Saturday, March 03, 2007

Conservatives Speaking Out

I never thought I would be reprinting an article from the Boston Globe, but...

At conservatives' conference, little love is expressed for GOP

By Susan Milligan, Globe Staff March 2, 2007
WASHINGTON -- Leading conservatives yesterday attacked the Republican party as big-government, free-spending coddlers of illegal immigrants and said the country's conservatives should withhold support from the GOP's current slate of presidential nominees to force them to the right.

"I feel very angry and betrayed" by the GOP, some of whose elected officials have backed a "guest worker" immigration plan, abortion rights, and tax increases, said Richard Viguerie , chairman of Conservative-HQ.com . "We should withhold support from all major Republican [presidential] candidates today. Not one of them deserves our support today," he told a ballroom full of activists at the Conservative Political Action Conference's annual meeting yesterday.

Further, he said, conservatives should withhold "all support" from GOP national committees, which Viguerie said have not produced federal candidates who adhere to conservative principles.

Ken Blackwell , a failed GOP candidate for Ohio governor last year, agreed that conservatives should at least wait to endorse a presidential candidate. "The Republican Party -- our natural home in a two-party system -- is in disarray," Blackwell lamented.
At least one conference participant sported a sticker that featured a circle with a line drawn through the words "Rudy McRomney" -- broadcasting the wearer's opposition to the early leaders in polls for the GOP nomination, former New York mayor Rudolph Giuliani , Senator John McCain of Arizona, and former Massachusetts governor Mitt Romney .
Conservatives said they are frustrated and angry, and blamed the GOP's massive losses in the 2006 elections on Republicans who deviated from a hard-line conservative agenda. The mood puts added pressure on a slew of GOP presidential candidates set to speak to the meeting today.
Social conservatives are leery of Giuliani, who supports abortion rights, and of McCain, who authored a campaign finance law that limits interest groups' financial influence in political campaigns. Romney's evolution to a socially conservative agenda pleases some religious conservatives, but some are still unhappy with his earlier, softer positions on gay rights and abortion rights.

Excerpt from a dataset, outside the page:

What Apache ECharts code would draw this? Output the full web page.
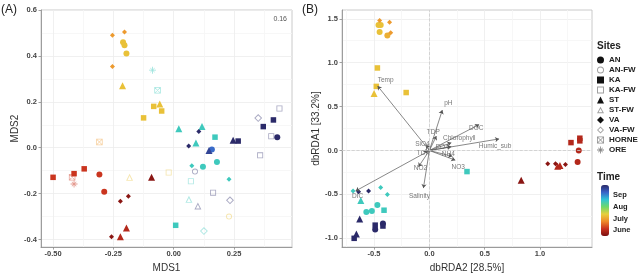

Former Arkansas governor Mike Huckabee has disappointed fiscal conservatives for signing tax increases on gas and cigarettes, while Senator Sam Brownback of Kansas has been criticized for his support of an immigration bill that conservatives insist would give amnesty to illegal immigrants. Phyllis Schlafly, a longtime opponent of gay rights and the Equal Rights Amendment, won loud cheers yesterday when she derided programs to provide bilingual drivers' license tests and to offer low-wage jobs to immigrants instead of "our own high school dropouts."

All of the GOP candidates except McCain are scheduled to appear today before the conference. Representative Duncan Hunter , a lesser-known California Republican running for president, will also speak before the conservative activists.
Kevin Madden , a spokesman for Romney, acknowledged that conservatives are frustrated because of the election losses of 2006. But he said the party -- including its conservative wing -- needs to unite around an agenda and a candidate who can win.
"The conservative movement is going through a certain degree of reflection and renewal," Madden said. "We need to come together and find some unifying themes."